I'm also going to plug The Download website - if you're a young writer in West Berkshire, that's your space. Do something with it. A number of the entries for the competition will appear there over the next few weeks.

And there'll be new stuff here, too. As I have time, I'll post material. Subscribe to the page for updates. The top three Sixth Form poems, as selected by Keston, are now here. I started off with Chris Brown's winning Sixth Form entry, which is now joined by Melissa Chandler and Peter Estdale's pieces.

By the way. Check out the music links too.

Application For A Muse - Peter Estdale

Young, budding poet: seeks muse.
Duties include
Dealing with requests
For information by e-mails:
The very thing to break
The pylon-punctured landscape.

It’s not necessary
To be dynamic or flexible,
Nor hair like the dark summer
(Though they are a plus)
Any age is pref’rable,
As are enthusiasm
Willingness
And initiative.

Oh and no thieves:
The last holder left
With a bit of me
Sewn in the lining
of her jacket pocket,
Never to be returned.

Saturday 11 October 2008

Untitled - Melissa Chandler

Among this early field of emerald eyes,
Where a silent sigh embraces all,
And double glazed trees do tickle the skies,
Awakens unweeded a well-known brawl.

Where all at once the leaves aren’t fresh,
And the darkness comes, yet shadows still lie,
The green is black and it poisons flesh,
Inside the remains of the passer-by.

The black blood seeps through the hollow snakes,
Entangling ghosts of grey around air,
The concrete trees capture prey as they wake,
And drains their mind, as they work in despair.
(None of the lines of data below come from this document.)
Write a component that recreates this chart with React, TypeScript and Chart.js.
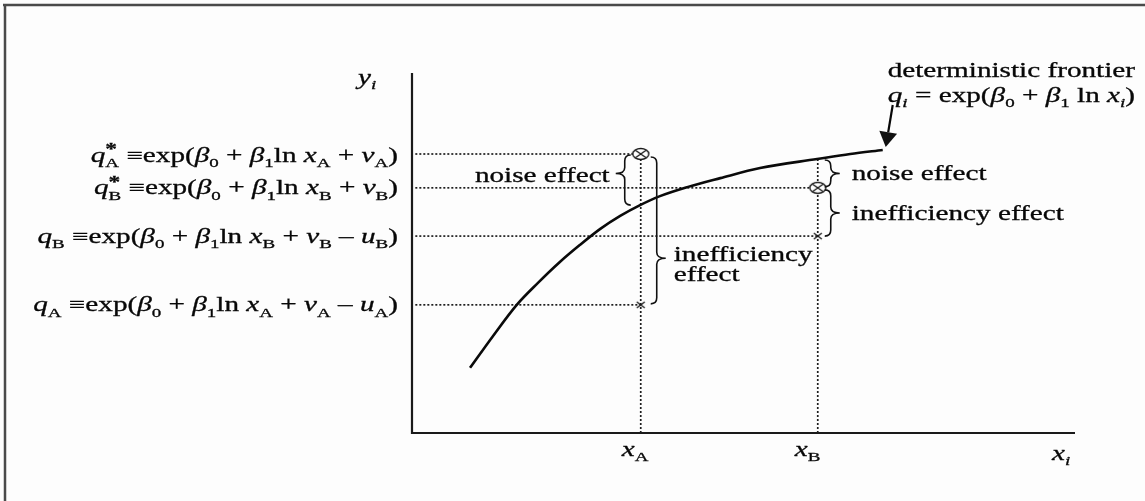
import React, { useEffect, useRef } from 'react';
import { Chart, registerables } from 'chart.js';

Chart.register(...registerables);

// ---- data (abstract units: x 0..100, y 0..100) ----
const frontierX = [8.75, 12.2, 15.8, 19.0, 22.3, 25.3, 28.4, 31.4, 34.4, 37.4, 41.5, 46.5, 52.5, 61.1, 66.1, 71.0];
const frontierY = [18.1, 26.9, 35.6, 41.7, 47.5, 52.2, 56.7, 60.3, 63.3, 65.8, 68.3, 70.8, 73.6, 76.1, 77.5, 78.6];
const xA = 34.5;
const xB = 61.2;
const qStarA = 77.5;
const qStarB = 68.1;
const qB = 54.7;
const qA = 35.6;
const frontierAtA = 63.3;
const frontierAtB = 76.1;

const FONT = '"Liberation Serif", "DejaVu Serif", serif';
const SX = 1.46;
const FS = 20;

type Seg = [string, string];

const eq = (q: string, sub: string, star: boolean, u: boolean): Seg[] => {
  const s: Seg[] = [[q, 'i']];
  if (star) s.push(['*', 'p']);
  s.push([sub, 's']);
  s.push([' \u2261exp(', 'n'], ['\u03B2', 'i'], ['0', 's'], [' + ', 'n'], ['\u03B2', 'i'], ['1', 's'],
    ['ln ', 'n'], ['x', 'i'], [sub, 's'], [' + ', 'n'], ['\u03BD', 'i'], [sub, 's']);
  if (u) s.push([' \u2013 ', 'n'], ['u', 'i'], [sub, 's']);
  s.push([')', 'n']);
  return s;
};

const labelQStarA = eq('q', 'A', true, false);
const labelQStarB = eq('q', 'B', true, false);
const labelQB = eq('q', 'B', false, true);
const labelQA = eq('q', 'A', false, true);
const labelFrontier: Seg[] = [['q', 'i'], ['i', 'si'], [' = exp(', 'n'], ['\u03B2', 'i'], ['0', 's'], [' + ', 'n'],
  ['\u03B2', 'i'], ['1', 's'], [' ln ', 'n'], ['x', 'i'], ['i', 'si'], [')', 'n']];
const labelY: Seg[] = [['y', 'i'], ['i', 'si']];
const labelXA: Seg[] = [['x', 'i'], ['A', 's']];
const labelXB: Seg[] = [['x', 'i'], ['B', 's']];
const labelXI: Seg[] = [['x', 'i'], ['i', 'si']];

function fontFor(style: string) {
  if (style === 'i') return `italic ${FS}px ${FONT}`;
  if (style === 's') return `${Math.round(FS * 0.66)}px ${FONT}`;
  if (style === 'si') return `italic ${Math.round(FS * 0.66)}px ${FONT}`;
  if (style === 'p') return `bold ${Math.round(FS * 0.8)}px ${FONT}`;
  return `${FS}px ${FONT}`;
}

function segW(ctx: CanvasRenderingContext2D, s: Seg) {
  ctx.font = fontFor(s[1]);
  return ctx.measureText(s[0]).width * SX;
}

function richWidth(ctx: CanvasRenderingContext2D, segs: Seg[]) {
  let w = 0;
  let pend = 0;
  for (const s of segs) {
    const sw = segW(ctx, s);
    if (s[1] === 'p') { pend = sw; continue; }
    w += Math.max(sw, pend);
    pend = 0;
  }
  return w;
}

function drawRich(ctx: CanvasRenderingContext2D, segs: Seg[], x: number, yc: number, align: string) {
  const total = richWidth(ctx, segs);
  let cx = align === 'right' ? x - total : x;
  const base = yc + FS * 0.33;
  let pend = 0;
  ctx.fillStyle = '#080808';
  ctx.strokeStyle = '#080808';
  ctx.lineWidth = 0.3;
  ctx.textBaseline = 'alphabetic';
  ctx.textAlign = 'left';
  for (const s of segs) {
    const sw = segW(ctx, s);
    let by = base;
    if (s[1] === 's' || s[1] === 'si') by = base + FS * 0.27;
    if (s[1] === 'p') by = base - FS * 0.38;
    ctx.font = fontFor(s[1]);
    ctx.save();
    ctx.translate(cx, by);
    ctx.scale(SX, 1);
    ctx.fillText(s[0], 0, 0);
    ctx.strokeText(s[0], 0, 0);
    ctx.restore();
    if (s[1] === 'p') { pend = sw; continue; }
    cx += Math.max(sw, pend);
    pend = 0;
  }
}

function brace(ctx: CanvasRenderingContext2D, x: number, y1: number, y2: number, ym: number, dir: number) {
  const h = 6, r = 6, t = 9;
  ctx.beginPath();
  ctx.moveTo(x - dir * h, y1);
  ctx.quadraticCurveTo(x, y1, x, y1 + r);
  ctx.lineTo(x, ym - r);
  ctx.quadraticCurveTo(x, ym, x + dir * t, ym);
  ctx.moveTo(x + dir * t, ym);
  ctx.quadraticCurveTo(x, ym, x, ym + r);
  ctx.lineTo(x, y2 - r);
  ctx.quadraticCurveTo(x, y2, x - dir * h, y2);
  ctx.stroke();
}

function makeOtimes() {
  const c = document.createElement('canvas');
  c.width = 20; c.height = 14;
  const g = c.getContext('2d')!;
  g.fillStyle = '#fff';
  g.strokeStyle = '#1a1a1a';
  g.lineWidth = 1.4;
  g.beginPath();
  g.ellipse(10, 7, 8, 5.5, 0, 0, Math.PI * 2);
  g.fill();
  g.stroke();
  g.beginPath();
  g.moveTo(5, 3.5); g.lineTo(15, 10.5);
  g.moveTo(15, 3.5); g.lineTo(5, 10.5);
  g.stroke();
  return c;
}

function makeCross() {
  const c = document.createElement('canvas');
  c.width = 12; c.height = 10;
  const g = c.getContext('2d')!;
  g.strokeStyle = '#1a1a1a';
  g.lineWidth = 1.4;
  g.beginPath();
  g.moveTo(2, 2); g.lineTo(10, 8);
  g.moveTo(10, 2); g.lineTo(2, 8);
  g.stroke();
  return c;
}

const decorPlugin = {
  id: 'decor',
  beforeDraw(chart: any) {
    const ctx = chart.ctx as CanvasRenderingContext2D;
    ctx.save();
    ctx.fillStyle = '#fdfdfd';
    ctx.fillRect(0, 0, chart.width, chart.height);
    // outer frame (top and left)
    ctx.strokeStyle = '#4a4a4a';
    ctx.lineWidth = 2.5;
    ctx.beginPath();
    ctx.moveTo(3, 5); ctx.lineTo(chart.width, 5);
    ctx.moveTo(5, 5); ctx.lineTo(5, chart.height);
    ctx.stroke();
    // axes
    const a = chart.chartArea;
    ctx.strokeStyle = '#1a1a1a';
    ctx.lineWidth = 2.2;
    ctx.beginPath();
    ctx.moveTo(a.left, a.top); ctx.lineTo(a.left, a.bottom);
    ctx.lineTo(a.right, a.bottom);
    ctx.stroke();
    ctx.restore();
  },
  afterDatasetsDraw(chart: any) {
    const ctx = chart.ctx as CanvasRenderingContext2D;
    const xs = chart.scales.x, ys = chart.scales.y;
    const px = (v: number) => xs.getPixelForValue(v);
    const py = (v: number) => ys.getPixelForValue(v);
    const a = chart.chartArea;
    ctx.save();
    ctx.strokeStyle = '#111';
    ctx.lineWidth = 1.6;

    // braces
    const aNoiseX = px(xA) - 16;
    const aN1 = py(qStarA) + 1, aN2 = py(frontierAtA);
    const aNm = aN1 + (aN2 - aN1) * 0.37;
    brace(ctx, aNoiseX, aN1, aN2, aNm, -1);

    const aIneX = px(xA) + 16;
    const aI1 = py(qStarA) + 3, aI2 = py(qA) - 1;
    const aIm = aI1 + (aI2 - aI1) * 0.69;
    brace(ctx, aIneX, aI1, aI2, aIm, 1);

    const bX = px(xB) + 13;
    const bN1 = py(frontierAtB) + 1, bN2 = py(qStarB) - 1;
    const bNm = (bN1 + bN2) / 2;
    brace(ctx, bX, bN1, bN2, bNm, 1);
    const bI1 = py(qStarB) + 2, bI2 = py(qB);
    const bIm = (bI1 + bI2) / 2;
    brace(ctx, bX, bI1, bI2, bIm, 1);

    // brace texts
    drawRich(ctx, [['noise effect', 'n']], aNoiseX - 15, aNm + 2, 'right');
    drawRich(ctx, [['inefficiency', 'n']], aIneX + 17, aIm - 4, 'left');
    drawRich(ctx, [['effect', 'n']], aIneX + 17, aIm + 16, 'left');
    drawRich(ctx, [['noise effect', 'n']], bX + 21, bNm, 'left');
    drawRich(ctx, [['inefficiency effect', 'n']], bX + 21, bIm, 'left');

    // left labels
    const lx = a.left - 14;
    drawRich(ctx, labelQStarA, lx, py(qStarA) + 1, 'right');
    drawRich(ctx, labelQStarB, lx, py(qStarB), 'right');
    drawRich(ctx, labelQB, lx, py(qB), 'right');
    drawRich(ctx, labelQA, lx, py(qA), 'right');

    // axis labels
    drawRich(ctx, labelY, a.left - 54, a.top + 4, 'left');
    drawRich(ctx, labelXA, px(xA) - 19, a.bottom + 16, 'left');
    drawRich(ctx, labelXB, px(xB) - 23, a.bottom + 16, 'left');
    drawRich(ctx, labelXI, a.right - 23, a.bottom + 20, 'left');

    // frontier annotation
    const fx = px(frontierX[frontierX.length - 1]);
    const fy = py(frontierY[frontierY.length - 1]);
    drawRich(ctx, [['deterministic frontier', 'n']], a.right + 60, fy - 80, 'right');
    drawRich(ctx, labelFrontier, a.right + 60, fy - 55, 'right');

    // arrow
    const tipX = fx + 3, tipY = fy - 3;
    const tailX = tipX + 7, tailY = tipY - 42;
    const dx = tipX - tailX, dy = tipY - tailY;
    const L = Math.hypot(dx, dy);
    const ux = dx / L, uy = dy / L;
    const hl = 15, hw = 9;
    const bx = tipX - ux * hl, by = tipY - uy * hl;
    ctx.lineWidth = 2.2;
    ctx.beginPath();
    ctx.moveTo(tailX, tailY);
    ctx.lineTo(bx, by);
    ctx.stroke();
    ctx.fillStyle = '#111';
    ctx.beginPath();
    ctx.moveTo(tipX, tipY);
    ctx.lineTo(bx - uy * hw, by + ux * hw);
    ctx.lineTo(bx + uy * hw, by - ux * hw);
    ctx.closePath();
    ctx.fill();
    ctx.restore();
  },
};

const dotted = (pts: { x: number; y: number }[]) => ({
  data: pts,
  showLine: true,
  borderColor: '#1e1e1e',
  borderWidth: 1.7,
  borderDash: [2, 2],
  pointRadius: 0,
  order: 2,
});

export default function App() {
  const ref = useRef<HTMLCanvasElement | null>(null);
  useEffect(() => {
    document.body.style.margin = '0';
    const canvas = ref.current!;
    const otimes = makeOtimes();
    const cross = makeCross();
    const chart = new Chart(canvas, {
      type: 'scatter',
      data: {
        datasets: [
          {
            data: [{ x: xA, y: qStarA }, { x: xB, y: qStarB }],
            pointStyle: otimes as any,
            pointRadius: 8,
            showLine: false,
            order: 0,
          },
          {
            data: [{ x: xA, y: qA }, { x: xB, y: qB }],
            pointStyle: cross as any,
            pointRadius: 5,
            showLine: false,
            order: 0,
          },
          {
            data: frontierX.map((x, i) => ({ x, y: frontierY[i] })),
            showLine: true,
            borderColor: '#0a0a0a',
            borderWidth: 2.6,
            pointRadius: 0,
            cubicInterpolationMode: 'monotone',
            order: 1,
          } as any,
          dotted([{ x: 0.5, y: qStarA }, { x: xA, y: qStarA }]),
          dotted([{ x: 0.5, y: qStarB }, { x: xB, y: qStarB }]),
          dotted([{ x: 0.5, y: qB }, { x: xB, y: qB }]),
          dotted([{ x: 0.5, y: qA }, { x: xA, y: qA }]),
          dotted([{ x: xA, y: 0 }, { x: xA, y: qStarA }]),
          dotted([{ x: xB, y: 0 }, { x: xB, y: frontierAtB }]),
        ],
      },
      options: {
        responsive: false,
        animation: false,
        layout: { padding: { left: 412, right: 70, top: 73, bottom: 68 } },
        scales: {
          x: { type: 'linear', min: 0, max: 100, display: false },
          y: { type: 'linear', min: 0, max: 100, display: false },
        },
        plugins: { legend: { display: false }, tooltip: { enabled: false } },
        events: [],
      },
      plugins: [decorPlugin],
    });
    return () => chart.destroy();
  }, []);
  return <canvas ref={ref} width={1145} height={501} style={{ display: 'block' }} />;
}
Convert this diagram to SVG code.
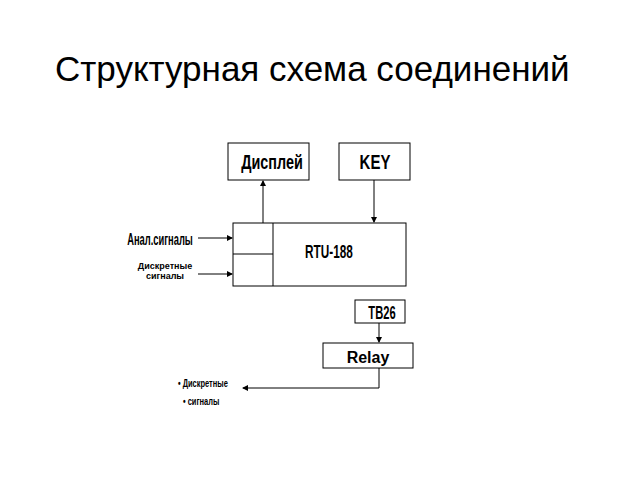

But soon after the quiet essence of morning
Is evaporated from the overgrown field,
She returns to her slumber in the mist of work’s warning,
Because now all is busy, rush hour has spilled.

Friday 10 October 2008

Words to a Winding Key (Once) - Chris Brown

Wind, you, this oak grandfather clock;
That clicked and knocked in Nature’s wind;
That grew and leafed and once housed things
More and less than clockwork. I grew
Once in the sweet season scents,
Ignorant of axe-men and axe-wounds,
Who, sent on their rounds sent
Me to be wound. Slung to the
Round, conforming blade
That confined me to box. And yet
This age would be young were I but
Livelier wood. Hands
I may have, but my rings are now lost,
And my boughs and roots, once strong to climb,
And my new-leaf shoots, gone now for chimes
(Do they comfort your nights, my new-life screams?)
That are of a gold less precious than green.

My youth was the joy of each wind’s breath on my branches –
Before your deep breaths in the chore of your winding.
Now we have purpose, but once I had meaning –
In whispering and twisting and creaking and leaning.